• **COLLECTED MATERIAL**:
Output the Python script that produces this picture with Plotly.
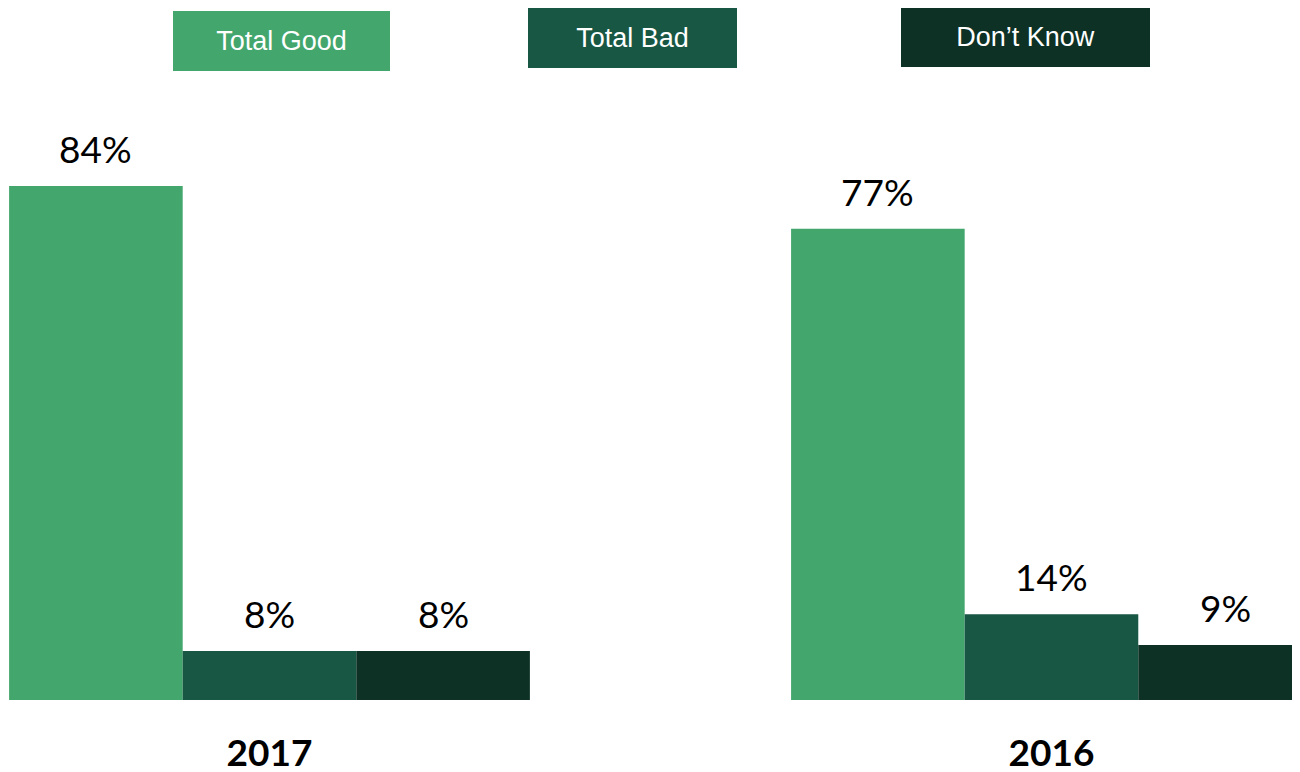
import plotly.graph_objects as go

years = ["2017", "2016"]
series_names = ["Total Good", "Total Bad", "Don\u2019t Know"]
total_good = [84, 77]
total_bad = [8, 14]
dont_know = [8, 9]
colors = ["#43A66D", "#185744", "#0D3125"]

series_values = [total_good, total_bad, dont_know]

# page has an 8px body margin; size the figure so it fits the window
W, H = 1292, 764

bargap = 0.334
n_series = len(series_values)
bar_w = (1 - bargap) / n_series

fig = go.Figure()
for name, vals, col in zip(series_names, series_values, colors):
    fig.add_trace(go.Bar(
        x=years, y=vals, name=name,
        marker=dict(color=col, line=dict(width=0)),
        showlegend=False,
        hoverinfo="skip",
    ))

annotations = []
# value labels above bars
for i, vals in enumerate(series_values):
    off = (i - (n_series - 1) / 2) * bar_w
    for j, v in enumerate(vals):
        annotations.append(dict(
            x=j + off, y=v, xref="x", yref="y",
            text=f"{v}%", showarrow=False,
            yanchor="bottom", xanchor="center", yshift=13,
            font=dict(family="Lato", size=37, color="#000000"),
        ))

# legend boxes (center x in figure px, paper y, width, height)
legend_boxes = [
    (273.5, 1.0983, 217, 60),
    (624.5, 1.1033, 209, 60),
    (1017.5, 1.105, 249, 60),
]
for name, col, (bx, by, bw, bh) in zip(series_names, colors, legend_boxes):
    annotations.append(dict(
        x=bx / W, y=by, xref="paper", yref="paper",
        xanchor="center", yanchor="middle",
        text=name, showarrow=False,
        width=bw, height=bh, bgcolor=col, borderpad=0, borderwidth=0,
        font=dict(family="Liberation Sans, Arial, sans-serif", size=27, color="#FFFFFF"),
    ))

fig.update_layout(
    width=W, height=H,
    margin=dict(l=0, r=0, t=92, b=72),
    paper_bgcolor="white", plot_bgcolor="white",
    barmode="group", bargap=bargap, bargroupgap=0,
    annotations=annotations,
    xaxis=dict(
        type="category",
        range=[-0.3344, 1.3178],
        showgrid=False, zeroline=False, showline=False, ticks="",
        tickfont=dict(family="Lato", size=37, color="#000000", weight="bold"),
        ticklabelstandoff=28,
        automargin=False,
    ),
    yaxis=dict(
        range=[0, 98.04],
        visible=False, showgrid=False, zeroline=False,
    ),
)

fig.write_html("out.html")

• **WHAT IS ASKED**: The material above holds pictures; copy everything else in it exactly.

• **WRITTEN RESPONSE**:
Output the Python script that produces this picture with Plotly.
import plotly.graph_objects as go

years = ["2017", "2016"]
series_names = ["Total Good", "Total Bad", "Don\u2019t Know"]
total_good = [84, 77]
total_bad = [8, 14]
dont_know = [8, 9]
colors = ["#43A66D", "#185744", "#0D3125"]

series_values = [total_good, total_bad, dont_know]

# page has an 8px body margin; size the figure so it fits the window
W, H = 1292, 764

bargap = 0.334
n_series = len(series_values)
bar_w = (1 - bargap) / n_series

fig = go.Figure()
for name, vals, col in zip(series_names, series_values, colors):
    fig.add_trace(go.Bar(
        x=years, y=vals, name=name,
        marker=dict(color=col, line=dict(width=0)),
        showlegend=False,
        hoverinfo="skip",
    ))

annotations = []
# value labels above bars
for i, vals in enumerate(series_values):
    off = (i - (n_series - 1) / 2) * bar_w
    for j, v in enumerate(vals):
        annotations.append(dict(
            x=j + off, y=v, xref="x", yref="y",
            text=f"{v}%", showarrow=False,
            yanchor="bottom", xanchor="center", yshift=13,
            font=dict(family="Lato", size=37, color="#000000"),
        ))

# legend boxes (center x in figure px, paper y, width, height)
legend_boxes = [
    (273.5, 1.0983, 217, 60),
    (624.5, 1.1033, 209, 60),
    (1017.5, 1.105, 249, 60),
]
for name, col, (bx, by, bw, bh) in zip(series_names, colors, legend_boxes):
    annotations.append(dict(
        x=bx / W, y=by, xref="paper", yref="paper",
        xanchor="center", yanchor="middle",
        text=name, showarrow=False,
        width=bw, height=bh, bgcolor=col, borderpad=0, borderwidth=0,
        font=dict(family="Liberation Sans, Arial, sans-serif", size=27, color="#FFFFFF"),
    ))

fig.update_layout(
    width=W, height=H,
    margin=dict(l=0, r=0, t=92, b=72),
    paper_bgcolor="white", plot_bgcolor="white",
    barmode="group", bargap=bargap, bargroupgap=0,
    annotations=annotations,
    xaxis=dict(
        type="category",
        range=[-0.3344, 1.3178],
        showgrid=False, zeroline=False, showline=False, ticks="",
        tickfont=dict(family="Lato", size=37, color="#000000", weight="bold"),
        ticklabelstandoff=28,
        automargin=False,
    ),
    yaxis=dict(
        range=[0, 98.04],
        visible=False, showgrid=False, zeroline=False,
    ),
)

fig.write_html("out.html")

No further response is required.